Today's successful economies are based on a simple concept of perpetual growth. That growth will come to a halt as we pass peak oil. The illusion of growth will continue for some time, as it has through a global mania of mergers and aquisitions and currency manipulation over these past several decades, but even that illusion will in time be stripped away as economies the world over begin to shrink and continue to shrink all the way down the energy downslope. It will be necessary, if it is not already, to redefine wealth, to redesign our economies around contracting markets, if those in control of wealth today are to continue to play a key role in the society of tomorrow. I am not optimistic that this will happen. History suggests that we will approach the coming trials as we have always done, with those in power clinging to it for as long as possible, and far too long.


Anonymous said...

I absolutely love your articles and your points are well taken, esp. about what will constitute wealth on the peak oil downslope. When you say that the top (economically) 20 % increased their wealth distribution by 19 % and the bottom 20 % remained virtually unchanged from 1999 to 2005, dont you think that could be accounted for in large part by the real estate bubble? The rich person's million dollar house doubled in 'nominal' dollars but the poor person rented so saw no increase in wealth. The rich person also had stocks which (hopefully) increased in value whereas the poor dont have much equities. best wishes, robin

Richard Embleton said...

I appreciate your points but the disparity in "incomes" has also grown dramatically in the same time.
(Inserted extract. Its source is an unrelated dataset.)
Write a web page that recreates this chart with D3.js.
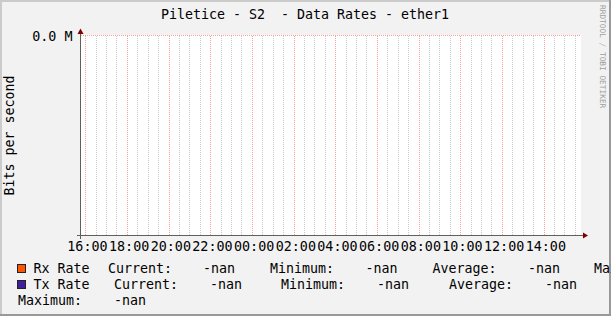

The mimimum wage has only gone up very modestly while high end incomes have increased dramatically, not just in absolute dollars but in percentages. And the disparities between rich and poor nations has grown even more than the gaps in the US and other industrialized countries. There is, in other words, a lot further to fall than the low income poor lifestyle that we see as poor. The lifestyle of 3rd world poor living on a few hundred dollrs a year is very definitely within reach of industrialized peoples as we proceed down the downslope.